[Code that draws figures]
##########

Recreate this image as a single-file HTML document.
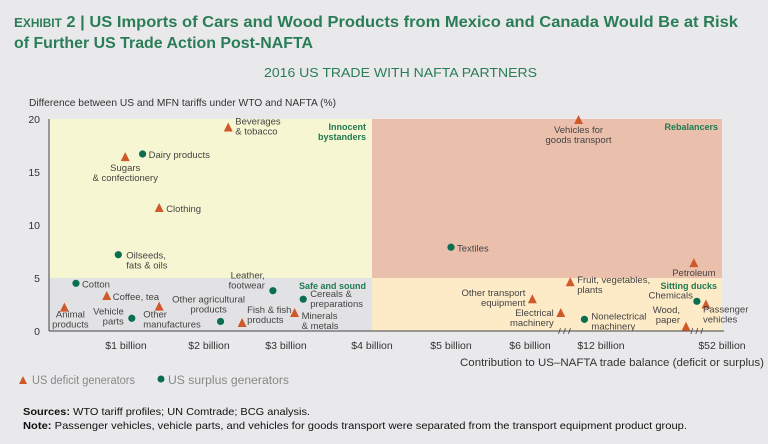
<!DOCTYPE html>
<html><head><meta charset="utf-8"><style>
body{margin:0;background:#e9e9eb;font-family:"Liberation Sans",sans-serif;}
svg{display:block}
</style></head><body>
<svg id="chart" width="768" height="444" viewBox="0 0 768 444">
<rect x="0" y="0" width="768" height="444" fill="#e9e9eb"/>
<text x="14" y="27" font-size="16" font-weight="bold" fill="#2a7d57" textLength="724" lengthAdjust="spacingAndGlyphs"><tspan font-size="13">E</tspan><tspan font-size="11.5">XHIBIT</tspan> 2 | US Imports of Cars and Wood Products from Mexico and Canada Would Be at Risk</text>
<text x="14" y="48" font-size="16" font-weight="bold" fill="#2a7d57" textLength="299" lengthAdjust="spacingAndGlyphs">of Further US Trade Action Post-NAFTA</text>
<text x="264" y="77" font-size="13" fill="#2a7d57" textLength="273" lengthAdjust="spacingAndGlyphs">2016 US TRADE  WITH NAFTA PARTNERS</text>
<text x="29" y="106" font-size="10.5" fill="#333" textLength="307" lengthAdjust="spacingAndGlyphs">Difference between US and MFN tariffs under WTO and NAFTA (%)</text>
<g id="quads"></g>
<g id="axes"></g>
<g id="marks"></g>
<text x="366" y="130" font-size="9" font-weight="bold" fill="#1f7a52" text-anchor="end">Innocent</text>
<text x="366" y="140" font-size="9" font-weight="bold" fill="#1f7a52" text-anchor="end">bystanders</text>
<text x="718" y="130" font-size="9" font-weight="bold" fill="#1f7a52" text-anchor="end">Rebalancers</text>
<text x="366" y="289" font-size="9" font-weight="bold" fill="#1f7a52" text-anchor="end">Safe and sound</text>
<text x="717" y="289" font-size="9" font-weight="bold" fill="#1f7a52" text-anchor="end">Sitting ducks</text>
<text x="460" y="366" font-size="11" fill="#333" textLength="304" lengthAdjust="spacingAndGlyphs">Contribution to US–NAFTA trade balance (deficit or surplus)</text>
<g>
<polygon points="19,384 23,376 27,384" fill="#d0592a"/>
<text x="32" y="384" font-size="11.5" fill="#888" textLength="103" lengthAdjust="spacingAndGlyphs">US deficit generators</text>
<circle cx="161" cy="379" r="3.5" fill="#0b6e4f"/>
<text x="168" y="384" font-size="11.5" fill="#888" textLength="121" lengthAdjust="spacingAndGlyphs">US surplus generators</text>
</g>
<text x="23" y="415" font-size="10.5" fill="#111" textLength="287" lengthAdjust="spacingAndGlyphs"><tspan font-weight="bold">Sources:</tspan> WTO tariff profiles; UN Comtrade; BCG analysis.</text>
<text x="23" y="429" font-size="10.5" fill="#111" textLength="664" lengthAdjust="spacingAndGlyphs"><tspan font-weight="bold">Note:</tspan> Passenger vehicles, vehicle parts, and vehicles for goods transport were separated from the transport equipment product group.</text>
</svg>
<script>
// data
const xTickValues=[1,2,3,4,5,6,12,52];
const xTickLabels=["$1 billion","$2 billion","$3 billion","$4 billion","$5 billion","$6 billion","$12 billion","$52 billion"];
const yTickValues=[0,5,10,15,20];
const categories=["Beverages & tobacco","Sugars & confectionery","Dairy products","Clothing","Oilseeds, fats & oils","Cotton","Coffee, tea","Animal products","Vehicle parts","Other manufactures","Other agricultural products","Fish & fish products","Leather, footwear","Cereals & preparations","Minerals & metals","Vehicles for goods transport","Textiles","Petroleum","Fruit, vegetables, plants","Other transport equipment","Electrical machinery","Nonelectrical machinery","Chemicals","Passenger vehicles","Wood, paper"];
const tradeBalance=[2.25,0.99,1.2,1.4,0.9,0.35,0.75,0.2,1.07,1.4,2.15,2.43,2.83,3.2,3.1,10.1,5.0,42.7,9.4,6.2,8.6,10.6,43.7,46.7,40.1];
const tariffDiff=[19.2,16.4,16.7,11.6,7.2,4.5,3.3,2.2,1.2,2.3,0.9,0.75,3.8,3.0,1.7,19.9,7.9,6.4,4.6,3.0,1.7,1.1,2.8,2.5,0.4];
const groups=["d","d","s","d","s","s","d","d","s","d","s","d","s","s","d","d","s","d","d","d","d","s","s","d","d"];
// layout (not data)
const knotV=[0,1,2,3,4,5,6,12,52], knotP=[49,126,209,286,372,451,530,601,722];
const labelLayout=[
 [7,-3,"start",["Beverages","& tobacco"]],[0,14,"middle",["Sugars","& confectionery"]],[6,4,"start",["Dairy products"]],[7,4,"start",["Clothing"]],[8,4,"start",["Oilseeds,","fats & oils"]],[6,4,"start",["Cotton"]],[6,4,"start",["Coffee, tea"]],[6,10,"middle",["Animal","products"]],[-8,-4,"end",["Vehicle","parts"]],[-16,11,"start",["Other","manufactures"]],[-12,-19,"middle",["Other agricultural","products"]],[5,-10,"start",["Fish & fish","products"]],[-8,-12,"end",["Leather,","footwear"]],[7,-2,"start",["Cereals &","preparations"]],[7,6,"start",["Minerals","& metals"]],[0,13,"middle",["Vehicles for","goods transport"]],[6,4,"start",["Textiles"]],[0,13,"middle",["Petroleum"]],[7,1,"start",["Fruit, vegetables,","plants"]],[-7,-3,"end",["Other transport","equipment"]],[-7,3,"end",["Electrical","machinery"]],[7,0,"start",["Nonelectrical","machinery"]],[-4,-3,"end",["Chemicals"]],[-3,8,"start",["Passenger","vehicles"]],[-6,-14,"end",["Wood,","paper"]]
];
const NS="http://www.w3.org/2000/svg";
function X(v){for(let i=1;i<knotV.length;i++){if(v<=knotV[i]){const t=(v-knotV[i-1])/(knotV[i]-knotV[i-1]);return knotP[i-1]+t*(knotP[i]-knotP[i-1]);}}return knotP[knotP.length-1];}
function Y(v){return 331-v*10.6;}
function mk(tag,attrs,parent){const e=document.createElementNS(NS,tag);for(const k in attrs)e.setAttribute(k,attrs[k]);parent.appendChild(e);return e;}
const quads=document.getElementById('quads'),axes=document.getElementById('axes'),marks=document.getElementById('marks');
const xl=X(0),xm=X(4),xr=X(52),yt=Y(20),ym=Y(5),yb=Y(0);
let q;
q=mk('rect',{x:xl,y:yt,width:xm-xl,height:ym-yt,fill:'#f6f6d2'},quads);


q=mk('rect',{x:xm,y:yt,width:xr-xm,height:ym-yt,fill:'#eabfab'},quads);


q=mk('rect',{x:xl,y:ym,width:xm-xl,height:yb-ym,fill:'#e2e2e4'},quads);


q=mk('rect',{x:xm,y:ym,width:xr-xm,height:yb-ym,fill:'#fdebc8'},quads);


let a=mk('line',{x1:xl,y1:yt,x2:xl,y2:yb,stroke:'#444','stroke-width':1},axes);


a=mk('line',{x1:xl,y1:yb,x2:xr+2,y2:yb,stroke:'#444','stroke-width':1},axes);


yTickValues.forEach(v=>{const t=mk('text',{x:40,y:Y(v)+4,'font-size':10.5,'text-anchor':'end',fill:'#333'},axes);t.textContent=v;

});
xTickValues.forEach((v,i)=>{const t=mk('text',{x:X(v),y:349,'font-size':10.5,'text-anchor':'middle',fill:'#333'},axes);t.textContent=xTickLabels[i];

});
[X(9),X(44)].forEach(bx=>{const g=mk('path',{d:`M${bx-7},${yb+3} l2,-6 M${bx-2},${yb+3} l2,-6 M${bx+3},${yb+3} l2,-6`,stroke:'#444','stroke-width':0.8,fill:'none'},axes);

});
categories.forEach((c,i)=>{const px=X(tradeBalance[i]),py=Y(tariffDiff[i]);let m;
if(groups[i]==='d'){m=mk('polygon',{points:`${px-4.5},${py+4} ${px},${py-5} ${px+4.5},${py+4}`,fill:'#d0592a'},marks);}
else{m=mk('circle',{cx:px,cy:py,r:3.6,fill:'#0b6e4f'},marks);}


const L=labelLayout[i];const t=mk('text',{x:px+L[0],y:py+L[1],'font-size':9.5,'text-anchor':L[2],fill:'#444'},marks);
L[3].forEach((ln,j)=>{const s=mk('tspan',{x:px+L[0],dy:j?10:0},t);s.textContent=ln;});

});
</script>
</body></html>
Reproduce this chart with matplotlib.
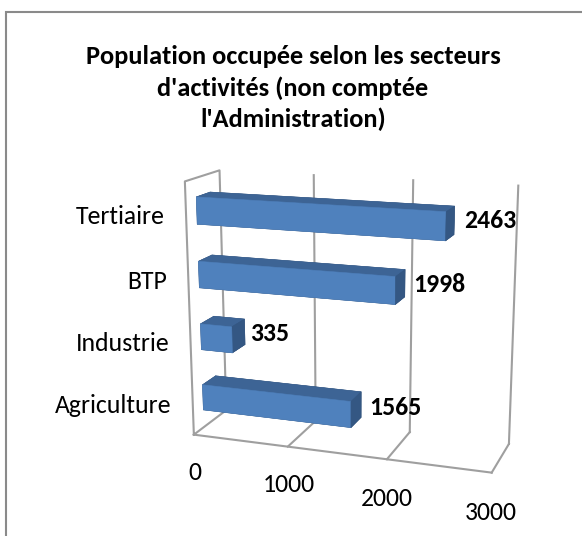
import numpy as np
import matplotlib
matplotlib.use("Agg")
import matplotlib.pyplot as plt
from matplotlib.patches import Rectangle

# ------------------------------ DATA -----------------------------------
categories = ["Agriculture", "Industrie", "BTP", "Tertiaire"]
values = [1565, 335, 1998, 2463]
x_ticks = [0, 1000, 2000, 3000]
title = "Population occupée selon les secteurs\nd'activités (non comptée\nl'Administration)"

# ---------------------------- SETTINGS ---------------------------------
W, H, DPI = 582, 536, 100
FONT = ["Carlito", "Lato", "DejaVu Sans"]
GRID = "#9f9f9f"
FACES = ["#2f4d73", "#3d6495", "#4f81bd", "#2f4d73", "#2f4d73", "#345783"]  # -z,+z,-y,+y,-x,+x
LABEL_SIZE = 18.5
plt.rcParams["font.family"] = FONT

fig = plt.figure(figsize=(W / DPI, H / DPI), dpi=DPI)
fig.patches.append(Rectangle((6 / W, -0.1), 1.2, (H - 12) / H + 0.1, transform=fig.transFigure,
                             fill=False, edgecolor="#8a8a8a", lw=1.5))
fig.text(293 / W, 1 - 88 / H, title, ha="center", va="center", fontsize=19,
         fontweight="bold", linespacing=1.38)

ax = fig.add_axes([0.1, 0.1, 0.8, 0.8], projection="3d")
ax.set_proj_type("persp", focal_length=0.55)
ax.view_init(elev=15, azim=-71)
ax.set_box_aspect((1, 0.255, 0.84))
ax.set_axis_off()

n = len(categories)
zmax = n
depth0, depth = 0.3, 0.4
bar_h = 0.42
zpos = np.arange(n) + 0.5 - bar_h / 2

# walls and floor
lw = 1.5
ax.plot([0, 0, 0, 0, 0], [0, 0, 1, 1, 0], [0, zmax, zmax, 0, 0], color=GRID, lw=lw)
for t in x_ticks[1:]:
    ax.plot([t, t], [1, 1], [0, zmax], color=GRID, lw=lw)
    ax.plot([t, t], [1, 0], [0, 0], color=GRID, lw=lw)
ax.plot([x_ticks[0], x_ticks[-1]], [0, 0], [0, 0], color=GRID, lw=lw)

# bars
ax.bar3d(np.zeros(n), np.full(n, depth0), zpos, values, np.full(n, depth), np.full(n, bar_h),
         color=FACES * n, edgecolor=FACES * n, linewidth=0.4, shade=False)

ax.set_xlim(0, x_ticks[-1])
ax.set_ylim(0, 1)
ax.set_zlim(0, zmax)

# ------------- place the 3D box where the reference has it -------------
ref3d = np.array([[0, 0, zmax], [0, 1, zmax], [3000, 1, zmax], [0, 0, 0], [0, 1, 0],
                  [3000, 1, 0], [3000, 0, 0], [1000, 1, zmax], [2000, 1, zmax],
                  [1000, 0, 0], [2000, 0, 0]], float)
ref_px = np.array([[187, 179], [217, 171], [518, 185], [197, 433], [225, 413],
                   [508, 448], [493, 473], [312, 175], [410, 180], [290, 445], [388, 458]], float)


def project(pts):
    M = ax.get_proj()
    pts = np.atleast_2d(np.asarray(pts, float))
    v4 = M @ np.column_stack([pts, np.ones(len(pts))]).T
    return ax.transData.transform((v4[:2] / v4[3]).T)


pos = ax.get_position()
disp = project(ref3d)
tgt = np.column_stack([ref_px[:, 0], H - ref_px[:, 1]])
A = np.zeros((2 * len(disp), 3))
A[0::2, 0] = disp[:, 0]
A[0::2, 1] = 1
A[1::2, 0] = disp[:, 1]
A[1::2, 2] = 1
k, cx, cy = np.linalg.lstsq(A, tgt.ravel(), rcond=None)[0]
ox, oy = k * pos.x0 * W + cx, k * pos.y0 * H + cy
side = k * pos.width * W
ax.set_position([ox / W, oy / H, side / W, side / H])
ax.get_position()  # refresh the active position before projecting labels

# ------------------------------ LABELS ---------------------------------
for i, (c, v) in enumerate(zip(categories, values)):
    px, py = project([-230, 0, i + 0.45])[0]
    fig.text(px / W, py / H, c, ha="right", va="center", fontsize=LABEL_SIZE)
    px, py = project([v + 130, 0.5, i + 0.55])[0]
    fig.text(px / W, py / H, str(v), ha="left", va="center", fontsize=LABEL_SIZE,
             fontweight="bold")
for t in x_ticks:
    px, py = project([t, 0, -0.63])[0]
    fig.text(px / W, py / H, str(t), ha="center", va="center", fontsize=LABEL_SIZE)

fig.savefig("out.png", dpi=DPI)
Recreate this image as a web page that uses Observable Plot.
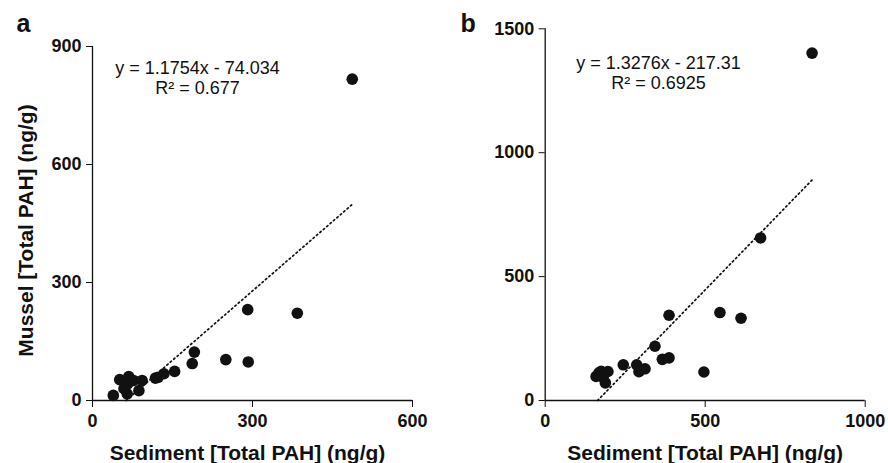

##########

## EXERCISE INSTRUCTIONS
Only lines with the word "Recreate" are wanted, so copy each one from the records.

## THE COMPLETED TASK
Recreate this image as a single-file HTML document.
Recreate this image as a web page that uses Observable Plot.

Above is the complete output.